Alguien toca el piano ~ Mónica Gómez

En pocas pero contundentes palabras Mónica nos cuenta hoy la historia de una mujer, cuya pasión la llevó a cometer errores durante su vida. Nos deja pensando: ¿Acaso se arrepintió de las elecciones que hizo?

ALGUIEN TOCA EL PIANO

Las cuatro de la tarde. Era el momento en que terminaba el horario de descanso reglamentado por el consorcio del edificio y las notas comenzaban a hacerse escuchar subiendo y bajando por el hueco de aire y luz en una cascada que estallaba contra el patio de la planta baja. Todos los días pasaba lo mismo pero nadie se quejaba porque no se podía decir que fuera desagradable. Margarita había sido concertista en sus años mozos y ahora, pobre, lo único que le quedaba de su adornada vida era ese piano. Hasta en La Scala de Milán había tocado. Así lo atestiguaban las fotos que cubrían cada centímetro de pared del pequeño departamento del barrio de Flores, en Buenos Aires. Pensar que había tenido los lujos más inalcanzables: mansiones, viajes, hasta un yate con su nombre anclado en Niza. A veces lloraba en su soledad y pensaba que debería haber actuado diferente pero, ¿cómo podía arrepentirse de esa pasión por el piano que había nacido con ella?

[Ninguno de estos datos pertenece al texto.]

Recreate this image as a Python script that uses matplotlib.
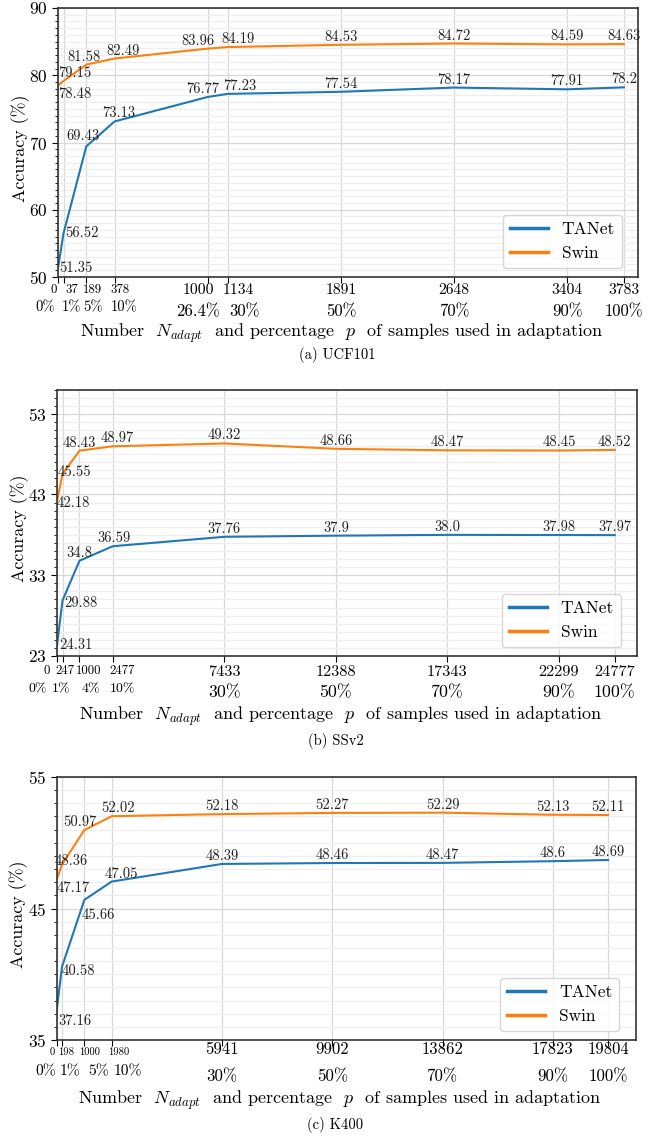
import matplotlib
matplotlib.use("Agg")
import matplotlib.pyplot as plt
from matplotlib.ticker import MultipleLocator

plt.rcParams["font.family"] = "serif"
plt.rcParams["font.serif"] = ["cmr10"]
plt.rcParams["mathtext.fontset"] = "cm"
plt.rcParams["axes.unicode_minus"] = False
plt.rcParams["axes.formatter.use_mathtext"] = True

# (a) UCF101
ucf_n = [0, 37, 189, 378, 1000, 1134, 1891, 2648, 3404, 3783]
ucf_pct = ["0%", "1%", "5%", "10%", "26.4%", "30%", "50%", "70%", "90%", "100%"]
ucf_tanet = [51.35, 56.52, 69.43, 73.13, 76.77, 77.23, 77.54, 78.17, 77.91, 78.2]
ucf_swin = [78.48, 79.15, 81.58, 82.49, 83.96, 84.19, 84.53, 84.72, 84.59, 84.63]

# (b) SSv2
ssv2_n = [0, 247, 1000, 2477, 7433, 12388, 17343, 22299, 24777]
ssv2_pct = ["0%", "1%", "4%", "10%", "30%", "50%", "70%", "90%", "100%"]
ssv2_tanet = [24.31, 29.88, 34.8, 36.59, 37.76, 37.9, 38.0, 37.98, 37.97]
ssv2_swin = [42.18, 45.55, 48.43, 48.97, 49.32, 48.66, 48.47, 48.45, 48.52]

# (c) K400
k400_n = [0, 198, 1000, 1980, 5941, 9902, 13862, 17823, 19804]
k400_pct = ["0%", "1%", "5%", "10%", "30%", "50%", "70%", "90%", "100%"]
k400_tanet = [37.16, 40.58, 45.66, 47.05, 48.39, 48.46, 48.47, 48.6, 48.69]
k400_swin = [47.17, 48.36, 50.97, 52.02, 52.18, 52.27, 52.29, 52.13, 52.11]

BLUE = "#1f77b4"
ORANGE = "#ff7f0e"

# value label placement for the crowded points: (dx px, dy px, ha, va)
ucf_offsets = {
    ("t", 0): (1, 0, "left", "center"), ("t", 1): (2, 0, "left", "center"),
    ("t", 2): (-3, 3, "center", "bottom"), ("t", 3): (4, 1, "center", "bottom"),
    ("t", 4): (-5, 1, "center", "bottom"), ("t", 5): (12, 1, "center", "bottom"),
    ("s", 0): (0, -2, "left", "top"), ("s", 1): (-5.5, 1, "left", "bottom"),
    ("s", 2): (-2, 1, "center", "bottom"), ("s", 3): (8, 1, "center", "bottom"),
    ("s", 4): (-10, 1, "center", "bottom"), ("s", 5): (10, 1, "center", "bottom"),
}
ssv2_offsets = {
    ("t", 0): (2, 0, "left", "center"), ("t", 1): (2, -2.5, "left", "center"),
    ("t", 3): (1, 1, "center", "bottom"),
    ("s", 0): (0, -2, "left", "center"), ("s", 1): (-4.5, 1.5, "left", "center"),
    ("s", 3): (5, 1, "center", "bottom"),
}
k400_offsets = {
    ("t", 0): (1.5, -3, "left", "top"), ("t", 1): (0, -4, "left", "center"),
    ("t", 2): (-2.5, -8, "left", "top"), ("t", 3): (10, 1, "center", "bottom"),
    ("s", 0): (0, -1, "left", "top"), ("s", 1): (-7, 3, "left", "center"),
    ("s", 2): (-4, 1, "center", "bottom"), ("s", 3): (6, 1, "center", "bottom"),
}

panels = [
    dict(n=ucf_n, pct=ucf_pct, tanet=ucf_tanet, swin=ucf_swin, offsets=ucf_offsets,
         rect=[0.089, 0.7572, 0.8896, 0.2358], ylim=(50, 90), xpad=1.025,
         small=(9.2, 10.5), big=(11.3, 12), rows=(14, 14.5, 31.5, 36),
         dx1=[-4, 8, 6, 5, -9.6, 10.8], dx2=[-13, 7.5, 6.5, 10, -9.6, 17],
         caption="(a) UCF101", label_y=-0.208, cap_y=-0.29),
    dict(n=ssv2_n, pct=ssv2_pct, tanet=ssv2_tanet, swin=ssv2_swin, offsets=ssv2_offsets,
         rect=[0.0874, 0.4251, 0.8896, 0.2335], ylim=(23, 56), xpad=1.04,
         small=(9.1, 10), big=(11.7, 12.8), rows=(15.7, 16.7, 34.7, 37.3),
         dx1=[-10, 2.4, 9.3, 9.8], dx2=[-19, -1, 11.3, 9.3],
         caption="(b) SSv2", label_y=-0.225, cap_y=-0.319),
    dict(n=k400_n, pct=k400_pct, tanet=k400_tanet, swin=k400_swin, offsets=k400_offsets,
         rect=[0.0867, 0.0885, 0.8881, 0.2305], ylim=(35, 55), xpad=1.05,
         small=(7.6, 11.2), big=(12, 12.2), rows=(13.2, 10, 32.8, 37.8),
         dx1=[-4, 4, 5.4, 7.5], dx2=[-11, 8, 14, 16.4],
         caption="(c) K400", label_y=-0.228, cap_y=-0.323),
]

fig = plt.figure(figsize=(6.52, 11.41), dpi=100)

for p in panels:
    ax = fig.add_axes(p["rect"])
    ax.plot(p["n"], p["tanet"], color=BLUE, lw=1.5, label="TANet")
    ax.plot(p["n"], p["swin"], color=ORANGE, lw=1.5, label="Swin")

    for key, series in (("t", p["tanet"]), ("s", p["swin"])):
        for i, (x, y) in enumerate(zip(p["n"], series)):
            dx, dy, ha, va = p["offsets"].get((key, i), (0, 1, "center", "bottom"))
            ax.annotate(str(y), (x, y), xytext=(dx, dy), textcoords="offset pixels",
                        ha=ha, va=va, fontsize=10.5, color="#222222")

    ax.set_xlim(0, max(p["n"]) * p["xpad"])
    ax.set_ylim(*p["ylim"])
    ax.set_yticks(range(p["ylim"][0], p["ylim"][1] + 1, 10))
    ax.yaxis.set_minor_locator(MultipleLocator(1))
    ax.tick_params(axis="y", which="major", labelsize=12.5, length=4)
    ax.tick_params(axis="y", which="minor", length=2)

    # x tick labels: count row and percentage row, drawn under each tick
    ax.set_xticks(p["n"])
    ax.set_xticklabels([])
    ax.tick_params(axis="x", which="major", length=4)
    xt = ax.get_xaxis_transform()
    r1s, r1b, r2s, r2b = p["rows"]
    for i, (n, pc) in enumerate(zip(p["n"], p["pct"])):
        sm = i < 4
        dx1 = p["dx1"][i] if i < len(p["dx1"]) else 0
        dx2 = p["dx2"][i] if i < len(p["dx2"]) else 0
        ax.annotate(str(n), (n, 0), xycoords=xt, xytext=(dx1, -(r1s if sm else r1b) + 1),
                    textcoords="offset pixels", ha="center", va="center",
                    fontsize=p["small"][0] if sm else p["big"][0], annotation_clip=False)
        ax.annotate(pc, (n, 0), xycoords=xt, xytext=(dx2, -(r2s if sm else r2b) + 1),
                    textcoords="offset pixels", ha="center", va="center",
                    fontsize=p["small"][1] if sm else p["big"][1], annotation_clip=False)

    ax.grid(True, which="major", color="#d8d8d8", lw=0.9)
    ax.grid(True, which="minor", axis="y", color="#eeeeee", lw=0.9)
    ax.set_axisbelow(True)
    for s in ax.spines.values():
        s.set_color("#333333")
        s.set_linewidth(1.2)

    ax.set_ylabel("Accuracy (%)", fontsize=12.9)
    ax.yaxis.set_label_coords(-0.049, 0.48)
    ax.text(0.489, p["label_y"], r"Number  $N_{adapt}$  and percentage  $p$  of samples used in adaptation",
            transform=ax.transAxes, ha="center", va="center", fontsize=13)
    ax.text(0.481, p["cap_y"], p["caption"], transform=ax.transAxes,
            ha="center", va="center", fontsize=10.5)

    leg = ax.legend(loc="lower right", bbox_to_anchor=(0.987, 0.0), fontsize=12.5,
                    handlelength=2.2, fancybox=True, framealpha=0.8)
    for line in leg.get_lines():
        line.set_linewidth(2.5)

fig.savefig("out.png", dpi=100)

Recordaba perfectamente aquel día en que con sus tres añitos y recién empezando el jardín de infantes, se escapó de su aula para meterse en la sala de música y sentarse frente al piano. Con un gran esfuerzo de sus manitas, abrió la pesada tapa y se quedó maravillada ante las teclas que acarició con dulzura, como si se tratara de joyas preciosas. Se estaba animando a tocar cuando de golpe la interrumpieron con un tirón de orejas. Siempre rememoraba ese episodio porque, aún en su inconciencia, en ese instante tuvo claro que lo que más quería en su vida era tocar el piano. Sus padres consintieron y ella estudió con verdadera pasión. Su vida entera estaba dedicada a la música y fue justamente en un concierto donde conoció a Abel, un hábil hombre de negocios que la enamoró con sus palabras coloreadas y sus ojos chispeantes. Se casaron, quizás más por conveniencia que por amor ya que él se transformó en su manager y ella se sintió cuidada y protegida.

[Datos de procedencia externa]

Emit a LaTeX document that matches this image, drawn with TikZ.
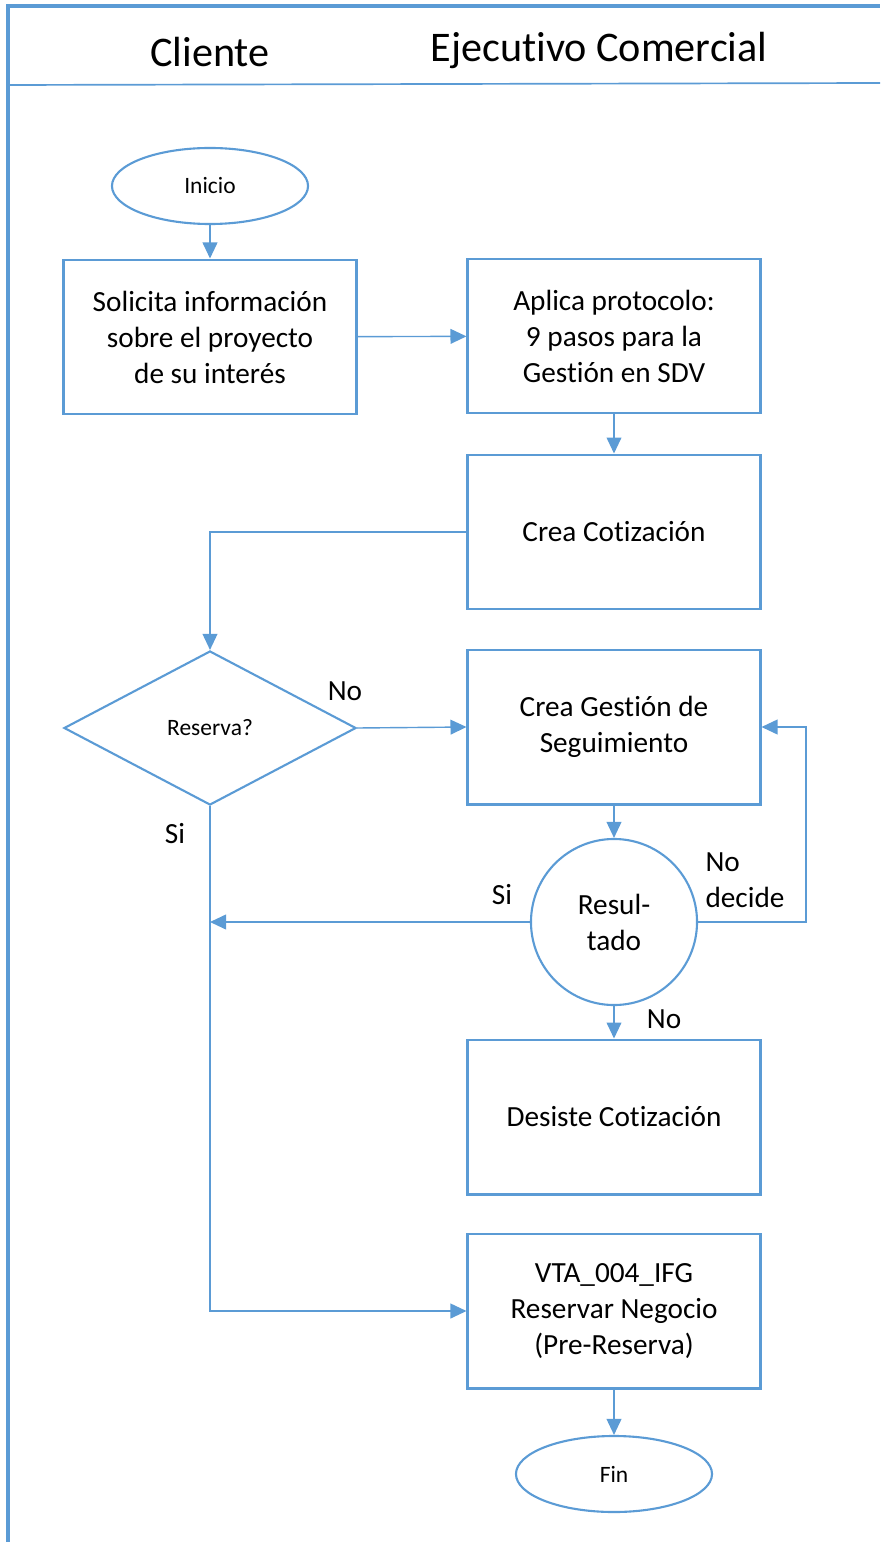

Cierto es que deseaban tener un hijo y hasta programaron los meses del embarazo y nacimiento para no perder temporadas teatrales. Los mellizos nacieron un miércoles y a los diez días ella estaba dando un concierto en un prestigioso teatro neoyorquino, donde vivían. Contrataron dos niñeras que se hacían cargo de los bebés las 24 horas. Y podría decirse que los niños trajeron la fortuna porque a partir de allí, comenzaron a llover contratos de todas partes de Europa.

-¿Cómo haremos con los niños, Abel?
-Bueno, vendrán con nosotros.
-Pero estaremos viajando todo el tiempo.
-Podemos hacer base en Milán. Allí vivirán los niños e irán a las mejores escuelas. Nosotros podremos visitarlos.

Y Margarita aceptó. Pensó que sus hijos podían tener la mejor educación jamás soñada y con esa convicción apagó cautelosamente cualquier signo de culpa que podría haber sentido. En definitiva, ella tenía un don para la música y estaba bien que lo explotara. Quizás podía seguir trabajando unos años más y luego retirarse y dedicarse a sus hijos. Se lo dijo, pero ni ella se lo creyó. Amaba el piano y también la fama que le había regalado, el dinero, el glamour, las fiestas. Fue precisamente ese mundo que comenzó a arruinarla. De tanto andar de un lado a otro, sus hijos fueron transformándose en desconocidos a quienes veía para las navidades. Su marido saltaba de muchacha en muchacha, siempre con una bebida en mano.

Una cosa llevó a la otra y en el torbellino arrogante de lujos innecesarios, bebidas e infidelidades, fueron perdiendo todo. Los hijos crecieron e hicieron sus propias vidas, lógicamente no haciéndose cargo de estos supuestos padres que habían visto tan sólo en ocasiones contadas.

Después de un violento divorcio y una desintoxicación en una clínica del Estado italiano, porque no podía ni siquiera pagar un tratamiento privado, Margarita volvió al país, y a su barrio natal donde, con lo poco que había podido rescatar, logró comprarse ese pañuelito de vida donde habitaba y ganaba su subsistencia dando clases.

-¡Qué hermoso, Margarita! –se escuchó a una vecina desde la ventana.
-Gracias, querida, gracias –respondió la anciana acariciando las teclas.